China has spearheaded the first large-scale cross-border CBDC project covering trade settlement and interbank transfers, mBridge, named for its custom-built blockchain. From August 15 to September 23, 2022, mBridge was tested in a pilot involving real-value transactions that included 20 commercial banks from China, Hong Kong, the UAE, and Thailand. Over $12 million was issued on the platform, facilitating over 160 payment and foreign exchange payment-versus-payment (PvP) transactions valued at more than $22 million overall (China Daily, November 1, 2022). The ostensible purpose of mBridge is to make cross-border payments more seamless than they otherwise can be due to cumbersome correspondent banking networks. Colin Pou Hak-wan, executive director of financial infrastructure at the Hong Kong Monetary Authority (HKMA), said last year that the project could boost connectivity in international payments and facilitate international trade. Thus, “cross-border transfers could shorten from multiple days to near real-time,” he said. (China Daily, November 1, 2022). Yet existing real-time payment solutions, such as the interbank messaging network Society for Worldwide Interbank Financial Telecommunication’s (SWIFT) Global Payments Innovation (GPI) platform, launched in 2018, have already solved most of the issues on which mBridge purports to be focused. SWIFT GPI counts 4,000 financial institutions in its network. $300 billion is sent each day on the network in 150 different currencies (SWIFT, accessed November 4).
An additional motivation for mBridge—at least from Beijing’s perspective—is to develop a global payment system that could circumvent the US dollar and the SWIFT network over which Washington exerts strong influence. On the one hand, China intends to make itself more sanction-resistant, but even if Beijing and Washington manage to avoid financial war, the Chinese Communist Party (CCP) is determined to chip away at so-called “dollar hegemony” with a multilateral blockchain-based cross-border payments system that excludes the United States.

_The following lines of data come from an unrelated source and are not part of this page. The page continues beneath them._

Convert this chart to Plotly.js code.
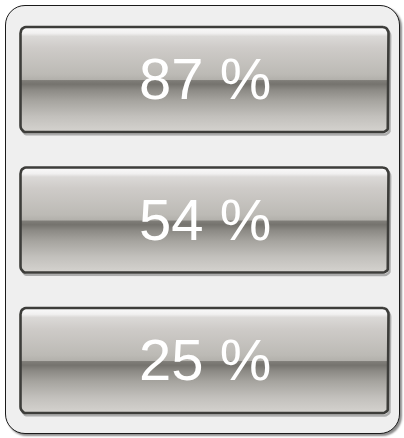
<!DOCTYPE html>
<html><head><meta charset="utf-8">
<script src="https://cdn.plot.ly/plotly-3.0.1.min.js"></script>
<style>
html,body{margin:0;padding:0;background:#fff;}
#wrap{position:relative;width:404px;height:438px;overflow:hidden;}
#panel{position:absolute;left:5px;top:5px;width:393px;height:427px;border:1px solid #1a1a1a;border-radius:20px;background:#efefef;box-shadow:2px 2px 2px rgba(0,0,0,0.45);}
#chart{position:absolute;left:0;top:0;width:404px;height:438px;}
</style></head>
<body><div id="wrap"><div id="panel"></div><div id="chart"></div></div>
<script>
// ---- data ----
const values = [87, 54, 25];
const rows = [0, 1, 2];
const labels = values.map(v => v + ' %');
const trackMin = 0, trackMax = 100;

// ---- styling ----
const halfH = 0.374;        // half box height in row units
const rx = 1.5, ry = 0.045; // corner radius in axis units
const metal = [
  [0.00, '#fbfbfb'], [0.06, '#f1f0f0'], [0.09, '#dbd9d7'], [0.20, '#cecbc8'],
  [0.45, '#bcbab5'], [0.50, '#b3b1ac'], [0.51, '#7f7d78'], [0.545, '#75736e'],
  [0.60, '#8c8a85'], [0.70, '#a6a49f'], [0.85, '#c2c0bc'], [1.00, '#d5d3cf']
];

function roundedRect(x0, x1, y0, y1) {
  const xs = [], ys = [];
  const n = 6;
  const corners = [
    [x1 - rx, y0 + ry, -Math.PI / 2, 0],
    [x1 - rx, y1 - ry, 0, Math.PI / 2],
    [x0 + rx, y1 - ry, Math.PI / 2, Math.PI],
    [x0 + rx, y0 + ry, Math.PI, 1.5 * Math.PI]
  ];
  corners.forEach(([cx, cy, a0, a1]) => {
    for (let k = 0; k <= n; k++) {
      const a = a0 + (a1 - a0) * k / n;
      xs.push(cx + rx * Math.cos(a));
      ys.push(cy + ry * Math.sin(a));
    }
  });
  xs.push(xs[0]); ys.push(ys[0]);
  return {xs, ys};
}

const traces = [];
rows.forEach((r) => {
  const y0 = r - halfH, y1 = r + halfH;
  const sh = roundedRect(trackMin + 0.45, trackMax + 0.45, y0 + 0.018, y1 + 0.018);
  traces.push({
    type: 'scatter', mode: 'lines', x: sh.xs, y: sh.ys,
    line: {color: 'rgba(0,0,0,0.28)', width: 2.5}, hoverinfo: 'skip', showlegend: false
  });
  const p = roundedRect(trackMin, trackMax, y0, y1);
  traces.push({
    type: 'scatter', mode: 'lines', x: p.xs, y: p.ys, fill: 'toself',
    fillgradient: {type: 'vertical', colorscale: metal, start: y0, stop: y1},
    line: {color: '#3d3d3a', width: 2.6}, hoverinfo: 'skip', showlegend: false
  });
});

const annotations = rows.map((r, i) => ({
  x: (trackMin + trackMax) / 2, y: r, xref: 'x', yref: 'y',
  text: labels[i], showarrow: false, xanchor: 'center', yanchor: 'middle', yshift: 1,
  font: {family: 'Liberation Sans, Arial, sans-serif', size: 58, color: '#ffffff'}
}));

const pxPerUnitX = 368 / (trackMax - trackMin);
const left = 20.5;
const pxPerRow = 140.5, firstCenter = 79.5;
const layout = {
  width: 404, height: 438,
  margin: {l: 0, r: 0, t: 0, b: 0},
  paper_bgcolor: 'rgba(0,0,0,0)', plot_bgcolor: 'rgba(0,0,0,0)',
  showlegend: false,
  annotations: annotations,
  xaxis: {range: [trackMin - left / pxPerUnitX, trackMin + (404 - left) / pxPerUnitX],
          visible: false, fixedrange: true},
  yaxis: {range: [(438 - firstCenter) / pxPerRow, -firstCenter / pxPerRow],
          visible: false, fixedrange: true}
};
Plotly.newPlot('chart', traces, layout, {staticPlot: true, displayModeBar: false});
</script>
</body></html>
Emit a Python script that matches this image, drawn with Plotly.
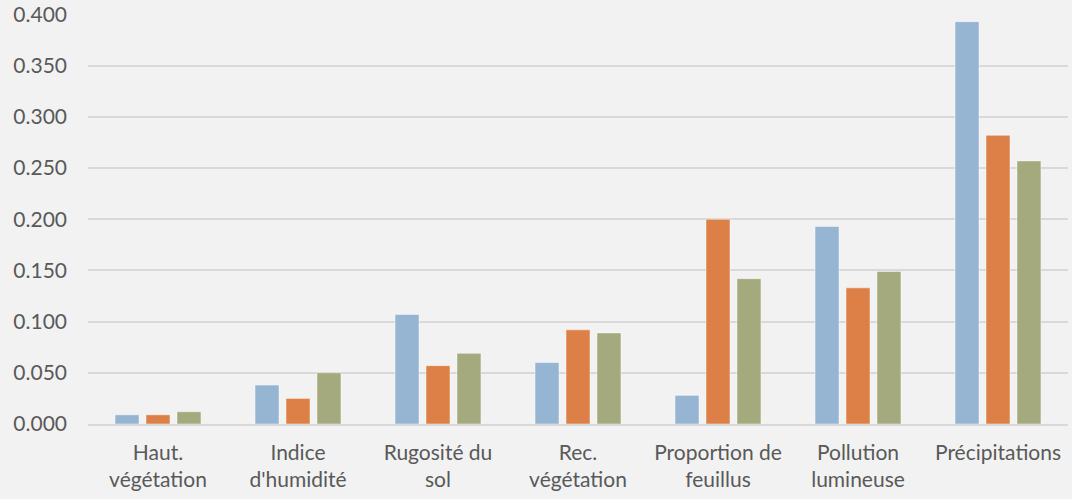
import plotly.graph_objects as go

# Données
categories = [
    "Haut.<br>végétation",
    "Indice<br>d'humidité",
    "Rugosité du<br>sol",
    "Rec.<br>végétation",
    "Proportion de<br>feuillus",
    "Pollution<br>lumineuse",
    "Précipitations",
]
serie_1 = [0.009, 0.038, 0.107, 0.060, 0.028, 0.193, 0.393]
serie_2 = [0.009, 0.025, 0.057, 0.092, 0.200, 0.133, 0.282]
serie_3 = [0.012, 0.050, 0.069, 0.089, 0.142, 0.149, 0.257]

tick_vals = [0.0, 0.05, 0.10, 0.15, 0.20, 0.25, 0.30, 0.35, 0.40]

BLUE = "#95B5D3"
ORANGE = "#DD8047"
GREEN = "#A5AA7E"
BG = "#F2F2F2"
GRID = "#D9D9D9"
TXT = "#595959"

fig = go.Figure()
for vals, col, name in [(serie_1, BLUE, "S1"), (serie_2, ORANGE, "S2"), (serie_3, GREEN, "S3")]:
    fig.add_trace(go.Bar(
        x=categories, y=vals, name=name,
        marker=dict(color=col, line=dict(color="rgba(255,255,255,0.45)", width=1)),
    ))

fig.update_layout(
    width=1072, height=499,
    barmode="group",
    bargap=0.336,
    bargroupgap=0.226,
    paper_bgcolor=BG,
    plot_bgcolor=BG,
    showlegend=False,
    margin=dict(l=88, r=4, t=14, b=75),
    font=dict(family="Lato, Open Sans, sans-serif", size=21, color=TXT),
)
fig.update_yaxes(
    range=[0, 0.4005],  # un peu au-dessus de 0.4 pour garder la grille du haut
    tickvals=tick_vals,
    tickformat=".3f",
    showgrid=True, gridcolor=GRID, gridwidth=1.5,
    zeroline=False,
    ticklabelstandoff=20,
    automargin=False,
)
fig.update_xaxes(
    showline=True, linecolor=GRID, linewidth=1.5,
    ticks="", tickangle=0,
    ticklabelstandoff=9,
    automargin=False,
)

# enlever la marge blanche de la page autour du graphique
fig.write_html(
    "out.html",
    config={"displayModeBar": False},
    post_script="document.body.style.margin='0';document.body.style.background='#F2F2F2';",
)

Indeed, the Chinese Communist Party (CCP) remains deeply unsettled by the US dollar’s dominance. “The hegemony of the US dollar is the main source of instability and uncertainty in the world economy,” China’s Ministry of Foreign Affairs said in a February report (FMPRC, February 20).
At Hong Kong’s FinTech Week in 2022, Mu Changchun explained how mBridge could potentially give the RMB a larger global role. He said that the platform is designed to allow participation by central banks, whether or not they have already established their own domestic CBDC system, possibly negating the need for dollars in foreign exchange. “You can also adopt these existing traditional payment systems such as RTGS [real-time gross settlement] or FPS [Faster Payment System], so that central banks or monetary authorities can issue their own CBDC on mBridge without establishing their own CBDC system,” Mu said (South China Morning Post, November 2, 2022).
Rising Domestic Use, Selective Cross-Border Applications
Looking ahead, the digital RMB is likely to gain traction fastest in areas where the CCP can mandate its use. That means domestically, and especially in the state economy. To that end, beginning in May, thousands of government workers and employees of state-owned companies in Changshu (常熟), a major city in Jiangsu Province, began to receive their salaries entirely in CBDC (CCTV.com, May 19). Pilots that began in 2019 have since expanded to 26 pilot areas in 17 provinces and special municipalities, including Shanghai, Shenzhen, and Xi’an (People.cn, December 20, 2022).
While there are concerns about privacy, it is unlikely that these will dissuade Beijing from increasing circulation of the digital RMB where it can. Chinese laws forbid telecommunication operators and internet service providers from gathering and using the personal data of digital RMB account holders, but given the ascendancy of national security in Xi Jinping’s China, it can be assumed that authorities will have access to such data if they deem it necessary (see China Brief, December 21, 2015, February 26, 2021).
Some of the most prominent public faces of China’s CBDC emphasize that it supports “controllable anonymity”: Users can choose how much personal information they want to provide through the app. In a long commentary published last year, Mu Changchun said that if CBDC users refuse to provide personal information through the app, it “will strictly implement” their requests, adding that it is “designed to protect personal privacy” (Finance 40 Forum, October 8, 2022). Irrespective of the actual amount of privacy protection the CBDC offers, it is likely to be greeted with suspicion in any country which has strained ties with China, which at this point encompasses most advanced economies. Yet developing countries and others friendly with China, especially those with ties to Beijing through the Belt and Road Initiative (BRI), may be more amenable to adopting it in some regard.
Conclusion
The mBridge project should be observed closely to see if it comes to fruition. All the participants in mBridge are also involved with BRI, with the UAE an especially enthusiastic booster of both the mammoth infrastructure initiative and China’s digital currency. Underlying such deals are a persistent concern that tensions between China and the United States could eventually escalate to the point that Beijing would be the target of sanctions. China and its key partners want to explore how this CBDC can help them prepare for that possibility. “For soundness, we need highly resilient robustness,” UAE advisor Shu-Pui Li said at Hong Kong Fintech Week last year. “We cannot tolerate any disruption. At the moment, we see that happening” (Ledger Insights, November 1, 2022).
“Resilient robustness” could be interpreted to mean a China-centric digital payments rail in which transactions are settled in digital RMB, and thus can be immune to any American pressure. Yet to reach that stage, much work remains to be done. To ensure widespread participation, Beijing will have to successfully make the case that there are clear economic and financial benefits to participating countries beyond insurance against hypothetical American sanctions. Additionally, the continued tight restrictions on the Chinese currency’s exchange rate and the capital account will limit what the digital RMB can achieve internationally.